Supermarkets have been accused of squeezing growers dry even as the stores put tasteless apples on the shelves.
"The prices that growers receive have been suppressed," Jeremy Griffith of the National Farmers Federation horticultural section told The Canberra Times.
He said Woolworths and Coles had 65 per cent of the market so "if you are a grower of any size in this country, you are obliged to sell your product to the supermarkets".
He said the power of the supermarkets was all the greater because apples were perishable. Growers had to sell at the price demanded or lose all the load.
The fruit industry's accusation came as the apple-picking season opened in Canberra. The big Tanbella Orchard opened its doors to the public to pick their own fruit on Friday.
As it prepared to open, the orchard's Francesca Bleeker said what appeared to be fresh on supermarket shelves was far from freshly-picked.
"The way that apples are stored for retail means that more often than not the apple that you are eating off a shelf is at least 12 months, if not 18 months old," she said.
"They are stored in carbon dioxide to stop them oxidising, and it does mean that an apple in a shop is not necessarily fresh."
There is currently a raft of enquiries looking at supermarkets, probably the most important of which is one by the Australian Competition and Consumer Commission.
The Prime Minister directed the ACCC "to investigate pricing and competition in the supermarket sector to ensure Australians were paying a fair price for their groceries"
Mr Albanese said Australians were "under the pump and the cost of groceries was among the biggest concern for many".
The paradox was supermarket apples were often cheaper than those bought off the tree at the orchard but somehow worse in taste, orchard growers said.
Tanbella Orchard owner Christine Reid shuns supermarket apples.
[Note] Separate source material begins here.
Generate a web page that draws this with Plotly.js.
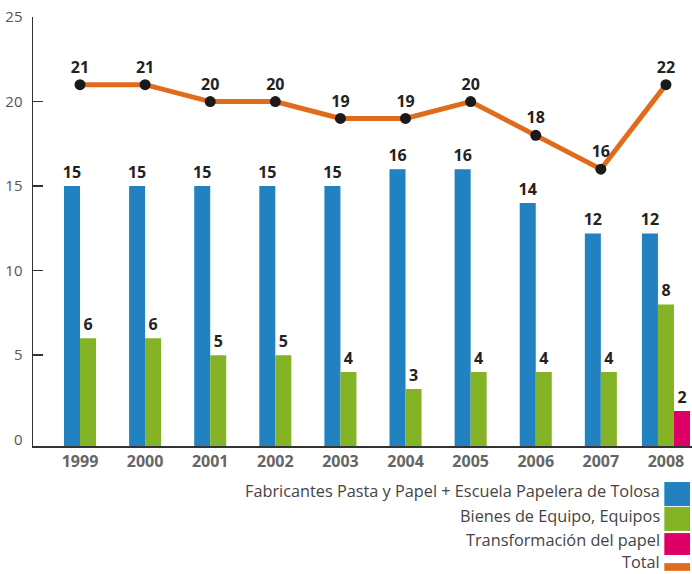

She only eats apples in the right season, which starts now and pretty well ends with the frost.
"They finish in June so everything you're eating after June is stored so it's going to be completely compromised," she said.
Orchard worker Francesca Bleeker said straight-off-the-tree apples lasted longer.
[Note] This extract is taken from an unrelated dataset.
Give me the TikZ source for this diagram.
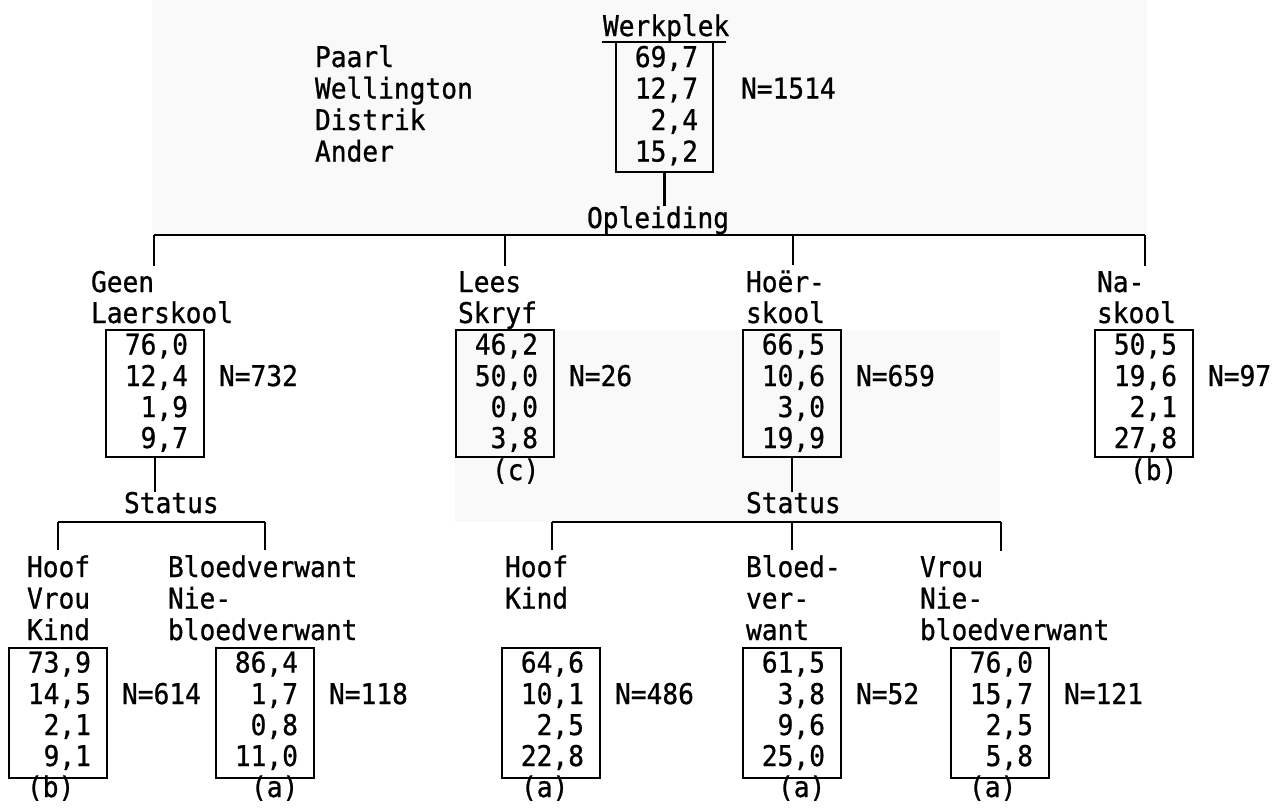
\documentclass[tikz,border=0pt]{standalone}
\usepackage{fontspec}
\newfontfamily\twfont[FakeStretch=0.92,FakeBold=0.8]{DejaVu Sans Mono}
\newcommand\databox[9]{%
  \node[boxnode, minimum height=#9pt, anchor=north west] (#1) at (#2,#3) {};
  \node[num] (#1-r1) at ({#2+82},{#3+24.5}) {#4};
  \node[num] (#1-r2) at ({#2+82},{#3+56}) {#5};
  \node[num] (#1-r3) at ({#2+82},{#3+87}) {#6};
  \node[num] (#1-r4) at ({#2+82},{#3+118}) {#7};
  \node[lbl] (#1-n) at ({#2+113},{#3+56}) {#8};
}
\begin{document}
\begin{tikzpicture}[x=1pt,y=-1pt,
  txt/.style={inner sep=0pt, outer sep=0pt, font=\twfont\fontsize{28.5}{31.5}\selectfont},
  lbl/.style={txt, anchor=base west},
  num/.style={txt, anchor=base east},
  ln/.style={line width=2.4pt},
  boxnode/.style={draw, line width=2.4pt, inner sep=0pt, outer sep=0pt, minimum width=98pt}
]
\useasboundingbox (0,0) rectangle (1286,809);
% faint scan shading
\fill[black!2.5] (152,0) rectangle (1147,235);
\fill[black!2.5] (455,331) rectangle (1000,522);

% ---- root ----
\node[lbl] (werk) at (603,36) {Werkplek};
\draw[ln] ([shift={(-1,6)}]werk.base west) -- ([shift={(-3,6)}]werk.base east);
\node[inner sep=0pt, outer sep=0pt, minimum width=97pt, minimum height=130pt, anchor=north west] (topbox) at (616,42) {};
\draw[ln] (topbox.north west) -- (topbox.south west) -- (topbox.south east) -- (topbox.north east);
\node[num] (top-r1) at (698,67) {69,7};
\node[num] (top-r2) at (698,98.5) {12,7};
\node[num] (top-r3) at (698,130) {2,4};
\node[num] (top-r4) at (698,161.5) {15,2};
\node[lbl] (top-n) at (741,98.5) {N=1514};
\node[lbl] (paarl) at (315,67) {Paarl};
\node[lbl] (well) at (315,98.5) {Wellington};
\node[lbl] (distr) at (315,130) {Distrik};
\node[lbl] (ander) at (315,161.5) {Ander};

\node[lbl] (opl) at (587,228) {Opleiding};
\draw[ln] (topbox.south) -- (topbox.south |- opl.north);

\coordinate (t1) at (154,235);
\coordinate (t2) at (505,235);
\coordinate (t3) at (793,235);
\coordinate (t4) at (1145,235);
\draw[ln] (t1) -- (t4);

% ---- level 1 ----
\node[lbl] (geen1) at (91,292) {Geen};
\node[lbl] (geen2) at (91,323) {Laerskool};
\node[lbl] (lees1) at (458,292) {Lees};
\node[lbl] (lees2) at (458,323) {Skryf};
\node[lbl] (hoer1) at (746,292) {Hoër-};
\node[lbl] (hoer2) at (746,323) {skool};
\node[lbl] (na1) at (1097,292) {Na-};
\node[lbl] (na2) at (1097,323) {skool};

\draw[ln, shorten >=5pt] (t1) -- (t1 |- geen1.north);
\draw[ln, shorten >=5pt] (t2) -- (t2 |- lees1.north);
\draw[ln, shorten >=5pt] (t3) -- (t3 |- hoer1.north);
\draw[ln, shorten >=5pt] (t4) -- (t4 |- na1.north);

\databox{gbox}{106}{330}{76,0}{12,4}{1,9}{9,7}{N=732}{127}
\databox{lbox}{456}{330}{46,2}{50,0}{0,0}{3,8}{N=26}{127}
\databox{hbox}{743}{330}{66,5}{10,6}{3,0}{19,9}{N=659}{127}
\databox{nbox}{1095}{330}{50,5}{19,6}{2,1}{27,8}{N=97}{127}

\node[lbl] (lsub) at (492,480) {(c)};
\node[lbl] (nsub) at (1130,480) {(b)};

% ---- status ----
\node[lbl] (st1) at (124,513) {Status};
\node[lbl] (st2) at (746,513) {Status};
\draw[ln] (gbox.south) -- (gbox.south |- st1.north);
\draw[ln] (hbox.south) -- (hbox.south |- st2.north);

\coordinate (s1) at (58,522);
\coordinate (s2) at (265,522);
\coordinate (s3) at (552,522);
\coordinate (s4) at (792,522);
\coordinate (s5) at (1001,522);
\draw[ln] (s1) -- (s2);
\draw[ln] (s3) -- (s5);

% ---- level 2 ----
\node[lbl] (ha1) at (27,577) {Hoof};
\node[lbl] (ha2) at (27,608.5) {Vrou};
\node[lbl] (ha3) at (27,640) {Kind};
\node[lbl] (ba1) at (168,577) {Bloedverwant};
\node[lbl] (ba2) at (168,608.5) {Nie-};
\node[lbl] (ba3) at (168,640) {bloedverwant};
\node[lbl] (hb1) at (505,577) {Hoof};
\node[lbl] (hb2) at (505,608.5) {Kind};
\node[lbl] (bb1) at (746,577) {Bloed-};
\node[lbl] (bb2) at (746,608.5) {ver-};
\node[lbl] (bb3) at (746,640) {want};
\node[lbl] (vr1) at (920,577) {Vrou};
\node[lbl] (vr2) at (920,608.5) {Nie-};
\node[lbl] (vr3) at (920,640) {bloedverwant};

\draw[ln, shorten >=5pt] (s1) -- (s1 |- ha1.north);
\draw[ln, shorten >=5pt] (s2) -- (s2 |- ba1.north);
\draw[ln, shorten >=5pt] (s3) -- (s3 |- hb1.north);
\draw[ln, shorten >=5pt] (s4) -- (s4 |- bb1.north);
\draw[ln, shorten >=5pt] (s5) -- (s5 |- vr1.north);

\databox{b1}{9}{648}{73,9}{14,5}{2,1}{9,1}{N=614}{130}
\databox{b2}{216}{648}{86,4}{1,7}{0,8}{11,0}{N=118}{130}
\databox{b3}{502}{648}{64,6}{10,1}{2,5}{22,8}{N=486}{130}
\databox{b4}{743}{648}{61,5}{3,8}{9,6}{25,0}{N=52}{130}
\databox{b5}{951}{648}{76,0}{15,7}{2,5}{5,8}{N=121}{130}

\node[lbl] (b1-sub) at (27,797) {(b)};
\node[lbl] (b2-sub) at (251,797) {(a)};
\node[lbl] (b3-sub) at (521,797) {(a)};
\node[lbl] (b4-sub) at (778,797) {(a)};
\node[lbl] (b5-sub) at (969,797) {(a)};
\end{tikzpicture}
\end{document}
"When you pick it straight from the tree, you can sit it on your bench for three or four weeks without noticing any real deterioration in the fruit," she said.
Tanbella Orchard grows 68 varieties of apples. Some, like Gala, ripen early so they are sweet at the moment. Others take longer.
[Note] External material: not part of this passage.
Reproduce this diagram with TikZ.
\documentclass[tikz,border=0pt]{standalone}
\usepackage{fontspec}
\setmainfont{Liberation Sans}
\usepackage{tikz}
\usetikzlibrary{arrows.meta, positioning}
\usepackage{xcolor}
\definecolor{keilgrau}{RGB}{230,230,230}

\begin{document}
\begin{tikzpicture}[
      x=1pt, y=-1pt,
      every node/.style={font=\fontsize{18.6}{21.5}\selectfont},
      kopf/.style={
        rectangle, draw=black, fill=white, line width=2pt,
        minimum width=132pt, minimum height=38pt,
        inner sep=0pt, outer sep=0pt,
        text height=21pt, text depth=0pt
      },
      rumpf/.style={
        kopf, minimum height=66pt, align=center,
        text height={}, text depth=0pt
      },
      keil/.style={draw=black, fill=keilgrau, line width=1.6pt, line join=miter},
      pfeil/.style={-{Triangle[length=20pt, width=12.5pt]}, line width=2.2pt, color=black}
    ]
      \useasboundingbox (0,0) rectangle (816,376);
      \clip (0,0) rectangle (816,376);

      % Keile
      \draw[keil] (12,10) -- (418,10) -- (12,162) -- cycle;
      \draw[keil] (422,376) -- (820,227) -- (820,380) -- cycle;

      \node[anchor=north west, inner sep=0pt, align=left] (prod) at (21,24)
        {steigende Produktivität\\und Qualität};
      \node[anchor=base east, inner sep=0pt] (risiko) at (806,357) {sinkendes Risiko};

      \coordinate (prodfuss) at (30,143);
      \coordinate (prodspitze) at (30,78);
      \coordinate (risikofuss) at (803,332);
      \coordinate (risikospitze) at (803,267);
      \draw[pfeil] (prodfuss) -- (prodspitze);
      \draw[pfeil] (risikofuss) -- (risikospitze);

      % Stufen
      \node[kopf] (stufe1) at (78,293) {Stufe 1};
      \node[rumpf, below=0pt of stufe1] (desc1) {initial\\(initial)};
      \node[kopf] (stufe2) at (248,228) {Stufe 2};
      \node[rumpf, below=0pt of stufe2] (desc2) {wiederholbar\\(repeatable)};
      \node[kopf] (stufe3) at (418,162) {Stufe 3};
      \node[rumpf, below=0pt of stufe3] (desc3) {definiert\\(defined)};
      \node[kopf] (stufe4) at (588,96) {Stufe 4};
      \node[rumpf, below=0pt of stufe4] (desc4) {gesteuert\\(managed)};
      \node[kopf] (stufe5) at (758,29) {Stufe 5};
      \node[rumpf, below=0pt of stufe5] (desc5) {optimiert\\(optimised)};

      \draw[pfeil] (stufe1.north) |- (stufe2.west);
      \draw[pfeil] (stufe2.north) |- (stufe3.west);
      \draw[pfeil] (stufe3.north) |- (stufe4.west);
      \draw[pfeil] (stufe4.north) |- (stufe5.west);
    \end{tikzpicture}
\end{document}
The same variety will taste differently as the season progresses.
Entry to the orchard in Pialligo costs $8 and then $7 for every kilogram picked and taken away. The more you pick, the cheaper they get.
But they still don't come down as low as most big store prices. Supermarkets at the moment usually charge under $5 a kilo, though the price creeps up to $7.80 a kilo for organic apples.
Some of the varieties at Tanbella Orchard are already very good to eat.
"Gala is the first one to step out," Francesca Bleeker said.
"It's crisp and sweet. How a Gala tastes this week isn't how a Gala will taste in a week. The longer they are on the tree, the sweeter they get."